#### Records for the task:

»»

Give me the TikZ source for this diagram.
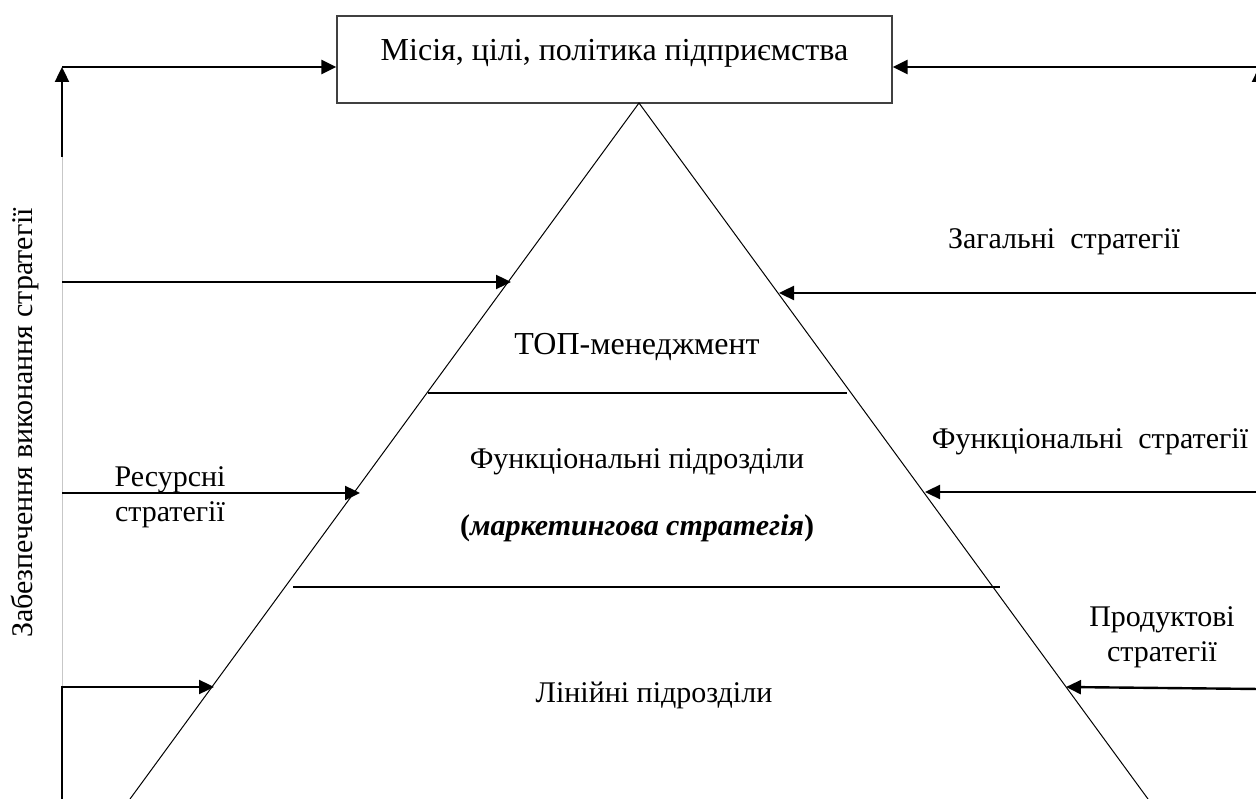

««
»»

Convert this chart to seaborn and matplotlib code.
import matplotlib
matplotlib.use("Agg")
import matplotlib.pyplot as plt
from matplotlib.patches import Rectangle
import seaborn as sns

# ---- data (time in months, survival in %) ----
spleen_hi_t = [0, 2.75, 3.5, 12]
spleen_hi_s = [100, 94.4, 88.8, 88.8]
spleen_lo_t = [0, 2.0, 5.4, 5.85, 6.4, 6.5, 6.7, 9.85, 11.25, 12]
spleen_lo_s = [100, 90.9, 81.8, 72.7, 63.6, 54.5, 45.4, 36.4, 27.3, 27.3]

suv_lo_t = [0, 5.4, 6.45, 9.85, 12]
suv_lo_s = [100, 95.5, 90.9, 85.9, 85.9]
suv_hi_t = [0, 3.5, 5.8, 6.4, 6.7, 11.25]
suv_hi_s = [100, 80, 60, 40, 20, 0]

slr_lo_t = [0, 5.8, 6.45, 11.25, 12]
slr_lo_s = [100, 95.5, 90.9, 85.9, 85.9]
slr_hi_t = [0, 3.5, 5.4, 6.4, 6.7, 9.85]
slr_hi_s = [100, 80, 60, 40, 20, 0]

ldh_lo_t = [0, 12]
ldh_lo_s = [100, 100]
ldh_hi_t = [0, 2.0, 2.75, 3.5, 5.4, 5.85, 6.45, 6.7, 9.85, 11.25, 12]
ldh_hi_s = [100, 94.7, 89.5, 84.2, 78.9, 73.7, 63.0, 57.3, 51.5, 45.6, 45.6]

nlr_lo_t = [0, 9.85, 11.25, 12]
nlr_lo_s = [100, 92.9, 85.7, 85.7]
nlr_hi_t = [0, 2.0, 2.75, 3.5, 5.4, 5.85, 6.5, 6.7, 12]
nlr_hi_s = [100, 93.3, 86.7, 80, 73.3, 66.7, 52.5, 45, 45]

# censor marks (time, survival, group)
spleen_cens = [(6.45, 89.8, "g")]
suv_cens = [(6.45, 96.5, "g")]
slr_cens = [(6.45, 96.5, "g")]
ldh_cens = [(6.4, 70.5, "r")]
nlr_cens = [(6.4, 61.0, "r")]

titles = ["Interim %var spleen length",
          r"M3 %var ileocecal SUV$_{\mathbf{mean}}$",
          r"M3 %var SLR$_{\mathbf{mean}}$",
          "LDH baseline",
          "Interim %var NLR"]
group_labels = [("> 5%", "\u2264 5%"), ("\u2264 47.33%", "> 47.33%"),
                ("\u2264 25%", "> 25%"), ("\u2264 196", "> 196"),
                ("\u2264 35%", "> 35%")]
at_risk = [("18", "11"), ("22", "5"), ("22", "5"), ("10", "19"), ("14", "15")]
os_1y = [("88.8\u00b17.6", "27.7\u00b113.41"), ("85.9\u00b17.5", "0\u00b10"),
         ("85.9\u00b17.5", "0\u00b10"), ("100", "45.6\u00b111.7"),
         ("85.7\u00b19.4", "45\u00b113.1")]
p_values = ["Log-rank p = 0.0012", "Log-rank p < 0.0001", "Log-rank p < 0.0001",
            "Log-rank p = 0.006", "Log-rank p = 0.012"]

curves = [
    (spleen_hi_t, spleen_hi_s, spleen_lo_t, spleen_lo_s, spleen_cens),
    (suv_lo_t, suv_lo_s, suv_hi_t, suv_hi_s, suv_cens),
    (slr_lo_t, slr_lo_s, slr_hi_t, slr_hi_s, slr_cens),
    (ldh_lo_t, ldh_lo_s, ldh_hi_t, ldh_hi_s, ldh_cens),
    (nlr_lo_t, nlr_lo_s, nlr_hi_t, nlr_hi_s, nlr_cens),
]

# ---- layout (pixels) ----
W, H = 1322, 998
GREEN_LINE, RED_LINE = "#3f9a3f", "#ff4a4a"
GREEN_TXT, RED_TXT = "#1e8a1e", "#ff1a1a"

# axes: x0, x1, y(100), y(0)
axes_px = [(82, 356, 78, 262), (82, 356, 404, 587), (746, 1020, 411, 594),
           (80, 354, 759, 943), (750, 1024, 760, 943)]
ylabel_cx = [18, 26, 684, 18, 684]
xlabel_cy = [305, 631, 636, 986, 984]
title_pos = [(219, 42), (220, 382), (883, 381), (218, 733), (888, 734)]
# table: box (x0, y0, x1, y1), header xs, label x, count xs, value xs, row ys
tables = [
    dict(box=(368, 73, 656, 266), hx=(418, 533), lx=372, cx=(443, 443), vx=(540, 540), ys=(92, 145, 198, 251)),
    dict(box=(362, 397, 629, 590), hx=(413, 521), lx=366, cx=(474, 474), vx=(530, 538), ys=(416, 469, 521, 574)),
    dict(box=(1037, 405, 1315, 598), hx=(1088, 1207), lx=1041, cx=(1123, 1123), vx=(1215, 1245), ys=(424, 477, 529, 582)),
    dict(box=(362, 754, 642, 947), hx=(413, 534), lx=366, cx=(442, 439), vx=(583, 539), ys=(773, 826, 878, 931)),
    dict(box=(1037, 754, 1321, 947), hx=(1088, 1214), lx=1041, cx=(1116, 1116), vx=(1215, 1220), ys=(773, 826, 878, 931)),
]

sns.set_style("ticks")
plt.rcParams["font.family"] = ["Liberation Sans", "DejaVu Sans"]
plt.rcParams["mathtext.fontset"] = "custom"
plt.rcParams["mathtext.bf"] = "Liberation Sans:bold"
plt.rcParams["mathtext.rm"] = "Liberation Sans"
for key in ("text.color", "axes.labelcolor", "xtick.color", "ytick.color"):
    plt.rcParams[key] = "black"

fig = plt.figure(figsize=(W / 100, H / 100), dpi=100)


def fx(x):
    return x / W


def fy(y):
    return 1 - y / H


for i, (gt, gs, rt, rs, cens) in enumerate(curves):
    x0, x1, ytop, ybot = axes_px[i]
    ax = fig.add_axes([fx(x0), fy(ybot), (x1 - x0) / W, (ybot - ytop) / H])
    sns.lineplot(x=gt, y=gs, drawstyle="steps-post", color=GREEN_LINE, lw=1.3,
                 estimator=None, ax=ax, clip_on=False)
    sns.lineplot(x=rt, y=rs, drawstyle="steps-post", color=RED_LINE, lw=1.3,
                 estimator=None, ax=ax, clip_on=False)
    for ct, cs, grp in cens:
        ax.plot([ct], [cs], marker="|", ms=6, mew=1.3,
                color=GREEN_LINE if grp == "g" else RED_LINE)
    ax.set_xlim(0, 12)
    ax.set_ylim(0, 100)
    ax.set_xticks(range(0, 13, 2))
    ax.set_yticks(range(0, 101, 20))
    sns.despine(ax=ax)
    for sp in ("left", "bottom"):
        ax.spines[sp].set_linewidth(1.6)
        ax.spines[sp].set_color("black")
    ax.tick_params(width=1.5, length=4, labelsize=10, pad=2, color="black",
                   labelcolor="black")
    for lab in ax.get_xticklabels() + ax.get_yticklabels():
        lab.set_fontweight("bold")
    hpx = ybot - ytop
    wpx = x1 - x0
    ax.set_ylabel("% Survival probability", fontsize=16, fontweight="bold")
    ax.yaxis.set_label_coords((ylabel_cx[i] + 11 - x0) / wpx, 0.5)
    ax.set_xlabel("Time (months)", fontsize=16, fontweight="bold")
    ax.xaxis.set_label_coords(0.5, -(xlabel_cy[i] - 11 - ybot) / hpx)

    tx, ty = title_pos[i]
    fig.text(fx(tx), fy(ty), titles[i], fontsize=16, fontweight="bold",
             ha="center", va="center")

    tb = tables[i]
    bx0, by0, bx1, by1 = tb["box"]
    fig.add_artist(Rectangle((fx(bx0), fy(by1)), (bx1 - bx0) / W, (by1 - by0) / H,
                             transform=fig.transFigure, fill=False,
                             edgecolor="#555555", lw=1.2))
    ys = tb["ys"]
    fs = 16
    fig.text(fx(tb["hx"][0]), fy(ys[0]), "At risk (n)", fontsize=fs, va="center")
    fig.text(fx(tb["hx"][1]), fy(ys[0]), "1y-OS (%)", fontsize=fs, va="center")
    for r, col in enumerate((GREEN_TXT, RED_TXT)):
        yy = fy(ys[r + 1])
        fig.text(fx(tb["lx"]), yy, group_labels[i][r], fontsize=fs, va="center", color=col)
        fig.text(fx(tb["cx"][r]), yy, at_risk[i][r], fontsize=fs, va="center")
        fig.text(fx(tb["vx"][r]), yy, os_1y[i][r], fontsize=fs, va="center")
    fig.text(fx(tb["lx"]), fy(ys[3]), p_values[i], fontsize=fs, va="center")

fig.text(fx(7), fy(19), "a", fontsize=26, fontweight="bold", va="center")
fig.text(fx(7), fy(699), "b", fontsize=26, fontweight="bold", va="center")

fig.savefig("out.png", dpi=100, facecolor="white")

««
»»

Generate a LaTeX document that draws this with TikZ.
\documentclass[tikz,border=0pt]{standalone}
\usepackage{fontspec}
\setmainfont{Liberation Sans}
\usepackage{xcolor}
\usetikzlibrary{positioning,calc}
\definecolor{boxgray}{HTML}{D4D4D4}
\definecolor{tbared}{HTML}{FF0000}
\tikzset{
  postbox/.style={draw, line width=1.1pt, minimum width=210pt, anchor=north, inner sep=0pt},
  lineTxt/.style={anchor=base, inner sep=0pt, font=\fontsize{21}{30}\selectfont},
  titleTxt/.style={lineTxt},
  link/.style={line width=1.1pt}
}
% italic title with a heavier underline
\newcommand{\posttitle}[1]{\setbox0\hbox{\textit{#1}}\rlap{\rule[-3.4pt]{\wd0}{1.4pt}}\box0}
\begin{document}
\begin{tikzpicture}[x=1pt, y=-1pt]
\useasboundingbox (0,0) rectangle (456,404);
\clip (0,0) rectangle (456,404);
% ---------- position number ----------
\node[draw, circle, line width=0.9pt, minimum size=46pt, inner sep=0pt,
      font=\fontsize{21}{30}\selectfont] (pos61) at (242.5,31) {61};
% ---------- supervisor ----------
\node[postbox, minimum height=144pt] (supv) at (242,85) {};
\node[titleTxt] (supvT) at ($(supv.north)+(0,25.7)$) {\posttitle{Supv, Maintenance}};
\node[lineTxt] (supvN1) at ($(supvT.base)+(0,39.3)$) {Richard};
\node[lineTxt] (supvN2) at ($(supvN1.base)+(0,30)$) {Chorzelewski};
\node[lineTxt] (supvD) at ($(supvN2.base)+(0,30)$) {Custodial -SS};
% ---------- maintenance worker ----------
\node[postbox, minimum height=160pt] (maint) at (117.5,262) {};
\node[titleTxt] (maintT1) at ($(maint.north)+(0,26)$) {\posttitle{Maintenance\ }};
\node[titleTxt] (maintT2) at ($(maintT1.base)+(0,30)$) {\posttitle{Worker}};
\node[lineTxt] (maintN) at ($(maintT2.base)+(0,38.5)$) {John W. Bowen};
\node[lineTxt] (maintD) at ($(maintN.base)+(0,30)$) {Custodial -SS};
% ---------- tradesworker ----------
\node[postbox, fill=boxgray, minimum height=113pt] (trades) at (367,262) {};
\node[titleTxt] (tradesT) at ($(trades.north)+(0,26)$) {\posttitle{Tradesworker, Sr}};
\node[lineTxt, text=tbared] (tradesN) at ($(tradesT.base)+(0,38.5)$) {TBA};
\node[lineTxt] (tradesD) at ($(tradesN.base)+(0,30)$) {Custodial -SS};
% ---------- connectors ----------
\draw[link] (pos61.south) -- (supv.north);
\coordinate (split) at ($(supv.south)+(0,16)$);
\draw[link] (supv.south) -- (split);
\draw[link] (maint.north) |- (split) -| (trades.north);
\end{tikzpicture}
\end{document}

««

#### Requirements:
Extract only the lines from the line with "Convert this chart" through the line with "import seaborn as sns", keeping both end lines exactly as they are.

#### Exercise result:
Convert this chart to seaborn and matplotlib code.
import matplotlib
matplotlib.use("Agg")
import matplotlib.pyplot as plt
from matplotlib.patches import Rectangle
import seaborn as sns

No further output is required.